Tucked into the charming brick-lined streets of Winter Park — Orlando’s most walkable and culturally rich neighborhood — the Charles Hosmer Morse Museum of American Art is the kind of place that stops you mid-stride and makes you forget there’s an entire theme-park universe just twenty minutes down the road. This is not a detour. This is a destination.
The museum is home to the world’s most comprehensive collection of works by Louis Comfort Tiffany, and the moment you walk through the doors, that reputation announces itself in the most spectacular way imaginable. We’re talking stained glass panels that glow like living things, lamps that cast pools of amber and cobalt light across the room, and an entire reconstructed loggia from Tiffany’s legendary Long Island estate, Laurelton Hall. The craftsmanship on display here is simply not something you encounter every day — or possibly ever again, unless you make a point of coming back.
The Tiffany Chapel, originally created for the 1893 World’s Columbian Exposition in Chicago, commands its own room and commands your full attention. Standing inside it feels genuinely reverent. The iridescent mosaic walls, the Byzantine arches, the jewel-toned windows — it is one of those rare spaces in American cultural life that earns the word “breathtaking” without any exaggeration whatsoever.
Beyond the Tiffany collection, the museum holds an impressive range of American paintings, graphics, and decorative arts from the late 19th and early 20th centuries. The works span the Aesthetic Movement, the Arts and Crafts period, and American Impressionism, giving the whole visit a beautifully coherent sense of an era in full creative bloom. It’s the kind of collection that rewards a slow pace — sit with a painting, read the label, let the context sink in.

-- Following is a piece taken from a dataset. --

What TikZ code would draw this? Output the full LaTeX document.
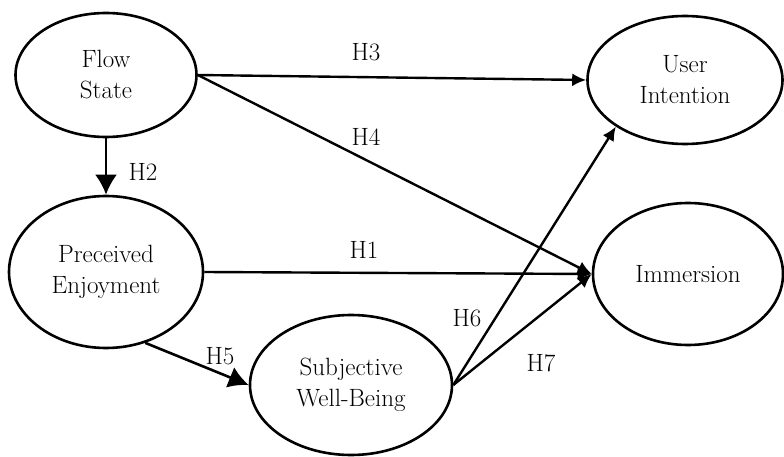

Practical details worth knowing: admission is remarkably affordable, and on Friday evenings from October through April, the museum opens its doors for free. Winter Park’s Park Avenue is right outside, lined with independent shops and excellent restaurants, so plan to make an afternoon of it. Grab lunch at one of the sidewalk cafes, browse a bookstore, then spend an unhurried hour or two inside the Morse. It’s the rare combination of high culture and genuine neighborhood charm that most cities only manage in a single district, if at all.
Whether you’re a first-time visitor to Orlando or a longtime local who somehow hasn’t made it here yet, the Morse Museum offers something the big attractions simply cannot: a quiet, personal encounter with extraordinary beauty. Come for the Tiffany glass, stay for everything else, and leave wondering how you ever skipped this one.